━━━━━ Data rows

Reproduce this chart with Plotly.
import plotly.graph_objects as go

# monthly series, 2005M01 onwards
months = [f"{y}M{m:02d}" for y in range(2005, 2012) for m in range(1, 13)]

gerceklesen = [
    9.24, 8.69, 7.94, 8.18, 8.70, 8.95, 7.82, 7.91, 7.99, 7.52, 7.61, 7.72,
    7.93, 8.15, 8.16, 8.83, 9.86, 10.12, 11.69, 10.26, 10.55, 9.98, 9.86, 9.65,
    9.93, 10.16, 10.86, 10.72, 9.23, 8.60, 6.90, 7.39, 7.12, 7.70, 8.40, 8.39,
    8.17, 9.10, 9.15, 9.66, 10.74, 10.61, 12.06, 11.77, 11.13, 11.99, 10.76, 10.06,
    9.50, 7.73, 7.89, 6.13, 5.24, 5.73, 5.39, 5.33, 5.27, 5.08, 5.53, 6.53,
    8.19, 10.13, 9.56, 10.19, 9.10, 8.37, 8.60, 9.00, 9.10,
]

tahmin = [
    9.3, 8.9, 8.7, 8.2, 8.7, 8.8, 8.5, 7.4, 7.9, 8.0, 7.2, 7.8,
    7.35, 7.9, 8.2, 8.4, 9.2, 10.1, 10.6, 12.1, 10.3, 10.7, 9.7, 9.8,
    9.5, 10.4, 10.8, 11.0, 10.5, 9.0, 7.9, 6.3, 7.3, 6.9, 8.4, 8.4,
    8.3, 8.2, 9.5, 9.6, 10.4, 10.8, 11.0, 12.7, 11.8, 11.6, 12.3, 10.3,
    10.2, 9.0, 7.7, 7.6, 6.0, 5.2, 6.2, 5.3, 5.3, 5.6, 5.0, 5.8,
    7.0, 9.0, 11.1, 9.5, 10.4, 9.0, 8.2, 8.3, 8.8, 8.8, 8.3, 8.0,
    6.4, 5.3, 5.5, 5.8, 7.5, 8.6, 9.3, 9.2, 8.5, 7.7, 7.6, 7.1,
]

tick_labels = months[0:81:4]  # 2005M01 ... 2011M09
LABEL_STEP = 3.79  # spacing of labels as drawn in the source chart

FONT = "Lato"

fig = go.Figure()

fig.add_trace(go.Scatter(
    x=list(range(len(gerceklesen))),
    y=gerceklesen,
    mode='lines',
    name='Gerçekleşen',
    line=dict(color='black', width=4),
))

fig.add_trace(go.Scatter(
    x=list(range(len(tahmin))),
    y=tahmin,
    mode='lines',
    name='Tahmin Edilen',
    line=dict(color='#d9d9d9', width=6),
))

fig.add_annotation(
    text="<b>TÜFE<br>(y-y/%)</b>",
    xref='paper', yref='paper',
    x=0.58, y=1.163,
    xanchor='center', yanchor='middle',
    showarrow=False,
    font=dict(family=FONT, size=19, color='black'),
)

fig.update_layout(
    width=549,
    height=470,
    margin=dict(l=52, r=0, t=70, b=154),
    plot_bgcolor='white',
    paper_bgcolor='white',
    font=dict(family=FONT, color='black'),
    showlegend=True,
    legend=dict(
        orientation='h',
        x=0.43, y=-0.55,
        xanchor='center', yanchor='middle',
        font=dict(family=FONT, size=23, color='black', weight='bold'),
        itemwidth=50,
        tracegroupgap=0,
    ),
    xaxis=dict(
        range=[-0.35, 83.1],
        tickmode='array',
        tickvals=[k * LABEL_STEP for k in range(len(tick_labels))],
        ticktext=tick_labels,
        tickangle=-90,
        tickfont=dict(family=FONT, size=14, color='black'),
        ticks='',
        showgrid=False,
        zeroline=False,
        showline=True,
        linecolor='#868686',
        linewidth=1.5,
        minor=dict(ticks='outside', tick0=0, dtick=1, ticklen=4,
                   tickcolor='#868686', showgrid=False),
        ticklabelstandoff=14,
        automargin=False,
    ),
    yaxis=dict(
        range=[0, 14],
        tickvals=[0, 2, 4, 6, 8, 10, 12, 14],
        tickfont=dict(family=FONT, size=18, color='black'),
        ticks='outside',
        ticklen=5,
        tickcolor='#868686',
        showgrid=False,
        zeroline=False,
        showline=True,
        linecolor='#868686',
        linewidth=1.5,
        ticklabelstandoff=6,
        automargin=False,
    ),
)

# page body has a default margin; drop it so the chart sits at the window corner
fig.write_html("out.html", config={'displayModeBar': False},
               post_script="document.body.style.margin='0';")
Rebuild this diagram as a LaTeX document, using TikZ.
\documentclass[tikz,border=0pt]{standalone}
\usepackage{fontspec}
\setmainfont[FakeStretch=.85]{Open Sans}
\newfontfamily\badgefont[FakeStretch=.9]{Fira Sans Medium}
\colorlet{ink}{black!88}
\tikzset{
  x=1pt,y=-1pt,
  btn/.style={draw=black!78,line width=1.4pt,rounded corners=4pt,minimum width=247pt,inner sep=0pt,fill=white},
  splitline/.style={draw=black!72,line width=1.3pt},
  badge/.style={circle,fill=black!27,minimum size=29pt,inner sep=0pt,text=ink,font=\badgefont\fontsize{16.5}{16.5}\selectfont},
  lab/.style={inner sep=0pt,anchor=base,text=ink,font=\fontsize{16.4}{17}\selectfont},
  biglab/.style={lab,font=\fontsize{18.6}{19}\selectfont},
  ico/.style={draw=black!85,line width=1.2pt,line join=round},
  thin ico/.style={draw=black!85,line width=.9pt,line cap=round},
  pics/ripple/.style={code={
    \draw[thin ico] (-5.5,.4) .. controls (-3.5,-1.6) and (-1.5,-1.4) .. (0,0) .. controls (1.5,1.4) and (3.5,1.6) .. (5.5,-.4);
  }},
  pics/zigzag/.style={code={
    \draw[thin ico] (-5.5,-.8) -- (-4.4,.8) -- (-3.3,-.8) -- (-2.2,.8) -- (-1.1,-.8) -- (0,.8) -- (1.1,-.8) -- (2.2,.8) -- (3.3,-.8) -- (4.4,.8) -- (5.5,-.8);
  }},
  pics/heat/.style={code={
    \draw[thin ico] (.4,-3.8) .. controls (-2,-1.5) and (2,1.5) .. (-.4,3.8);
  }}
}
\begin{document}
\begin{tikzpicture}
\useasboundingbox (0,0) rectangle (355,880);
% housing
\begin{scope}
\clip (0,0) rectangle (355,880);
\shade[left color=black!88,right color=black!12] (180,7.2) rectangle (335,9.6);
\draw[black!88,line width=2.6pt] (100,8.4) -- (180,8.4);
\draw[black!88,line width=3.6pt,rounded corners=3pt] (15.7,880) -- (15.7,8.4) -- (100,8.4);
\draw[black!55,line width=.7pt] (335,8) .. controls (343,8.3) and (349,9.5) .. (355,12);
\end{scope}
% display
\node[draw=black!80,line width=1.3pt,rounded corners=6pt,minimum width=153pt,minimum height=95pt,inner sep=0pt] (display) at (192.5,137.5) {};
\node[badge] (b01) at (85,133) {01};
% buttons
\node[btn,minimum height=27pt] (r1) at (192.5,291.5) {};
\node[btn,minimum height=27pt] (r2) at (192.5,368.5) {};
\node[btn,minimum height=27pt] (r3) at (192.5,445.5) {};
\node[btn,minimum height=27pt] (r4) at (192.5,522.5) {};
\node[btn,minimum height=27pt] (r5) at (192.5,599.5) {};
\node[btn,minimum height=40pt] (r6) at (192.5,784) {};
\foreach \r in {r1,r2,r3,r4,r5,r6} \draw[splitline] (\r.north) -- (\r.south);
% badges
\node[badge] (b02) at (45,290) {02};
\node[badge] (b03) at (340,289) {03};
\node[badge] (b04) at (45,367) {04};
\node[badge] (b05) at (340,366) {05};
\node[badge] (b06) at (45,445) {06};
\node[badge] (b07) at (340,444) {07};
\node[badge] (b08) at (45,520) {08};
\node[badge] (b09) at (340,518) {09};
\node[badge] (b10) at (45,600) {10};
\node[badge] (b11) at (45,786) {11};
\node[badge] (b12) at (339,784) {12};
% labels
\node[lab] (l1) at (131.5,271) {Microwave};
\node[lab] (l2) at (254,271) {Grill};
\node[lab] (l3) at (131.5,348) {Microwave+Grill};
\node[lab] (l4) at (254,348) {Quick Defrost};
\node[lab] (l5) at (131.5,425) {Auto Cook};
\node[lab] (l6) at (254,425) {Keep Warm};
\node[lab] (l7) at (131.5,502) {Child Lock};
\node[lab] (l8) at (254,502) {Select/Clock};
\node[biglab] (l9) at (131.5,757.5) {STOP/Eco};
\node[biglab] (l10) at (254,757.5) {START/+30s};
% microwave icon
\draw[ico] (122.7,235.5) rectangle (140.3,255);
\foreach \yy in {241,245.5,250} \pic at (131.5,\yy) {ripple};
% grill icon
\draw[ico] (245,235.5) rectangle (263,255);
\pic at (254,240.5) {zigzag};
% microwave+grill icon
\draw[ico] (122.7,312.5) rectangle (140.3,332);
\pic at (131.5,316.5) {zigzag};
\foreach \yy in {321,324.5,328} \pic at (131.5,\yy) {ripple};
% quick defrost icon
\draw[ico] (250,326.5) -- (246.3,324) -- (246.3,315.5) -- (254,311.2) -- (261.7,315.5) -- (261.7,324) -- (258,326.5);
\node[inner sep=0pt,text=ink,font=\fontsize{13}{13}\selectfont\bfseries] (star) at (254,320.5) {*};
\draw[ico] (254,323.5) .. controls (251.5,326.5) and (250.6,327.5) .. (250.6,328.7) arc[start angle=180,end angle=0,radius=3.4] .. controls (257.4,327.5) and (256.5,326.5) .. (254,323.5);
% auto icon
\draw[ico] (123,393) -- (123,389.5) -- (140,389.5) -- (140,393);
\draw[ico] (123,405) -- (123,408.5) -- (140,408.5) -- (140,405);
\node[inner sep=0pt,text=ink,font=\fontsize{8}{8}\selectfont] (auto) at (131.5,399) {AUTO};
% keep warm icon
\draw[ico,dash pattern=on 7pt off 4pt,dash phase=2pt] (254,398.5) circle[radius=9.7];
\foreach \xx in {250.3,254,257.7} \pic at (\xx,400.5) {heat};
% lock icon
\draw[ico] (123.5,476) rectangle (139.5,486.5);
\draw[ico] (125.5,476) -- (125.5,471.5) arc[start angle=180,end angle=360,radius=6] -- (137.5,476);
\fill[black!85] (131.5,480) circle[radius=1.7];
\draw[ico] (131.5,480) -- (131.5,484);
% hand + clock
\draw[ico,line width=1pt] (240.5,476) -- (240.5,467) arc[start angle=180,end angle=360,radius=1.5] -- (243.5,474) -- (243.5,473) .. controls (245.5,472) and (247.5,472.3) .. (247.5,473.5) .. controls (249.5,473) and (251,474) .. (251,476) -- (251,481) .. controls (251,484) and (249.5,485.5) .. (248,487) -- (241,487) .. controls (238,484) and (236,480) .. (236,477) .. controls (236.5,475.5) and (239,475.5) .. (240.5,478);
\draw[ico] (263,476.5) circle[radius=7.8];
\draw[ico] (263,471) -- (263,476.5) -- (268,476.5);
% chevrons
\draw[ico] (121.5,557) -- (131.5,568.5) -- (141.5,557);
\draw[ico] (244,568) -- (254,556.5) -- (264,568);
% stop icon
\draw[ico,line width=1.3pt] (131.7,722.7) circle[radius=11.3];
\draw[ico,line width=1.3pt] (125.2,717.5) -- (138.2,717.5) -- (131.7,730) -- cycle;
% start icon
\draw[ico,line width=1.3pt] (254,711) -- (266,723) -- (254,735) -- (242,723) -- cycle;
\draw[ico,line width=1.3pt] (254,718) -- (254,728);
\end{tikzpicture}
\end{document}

━━━━━━━━━━
━━━━━ Data rows

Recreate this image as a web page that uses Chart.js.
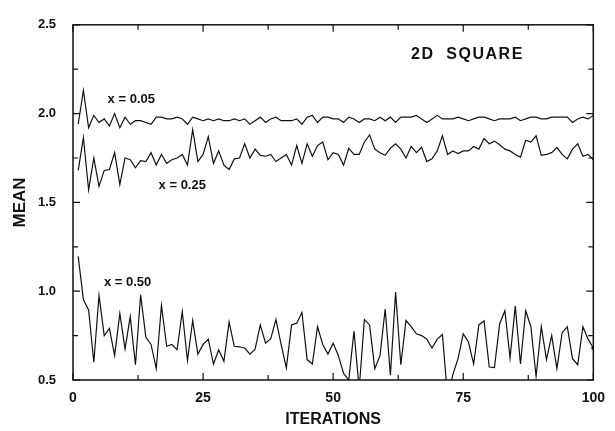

━━━━━━━━━━

Exercise details
Retype the entries above exactly, but only from the line containing "Reproduce this chart with Plotly." through the line containing "in range(1, 13)]", both included.

Task output
Reproduce this chart with Plotly.
import plotly.graph_objects as go

# monthly series, 2005M01 onwards
months = [f"{y}M{m:02d}" for y in range(2005, 2012) for m in range(1, 13)]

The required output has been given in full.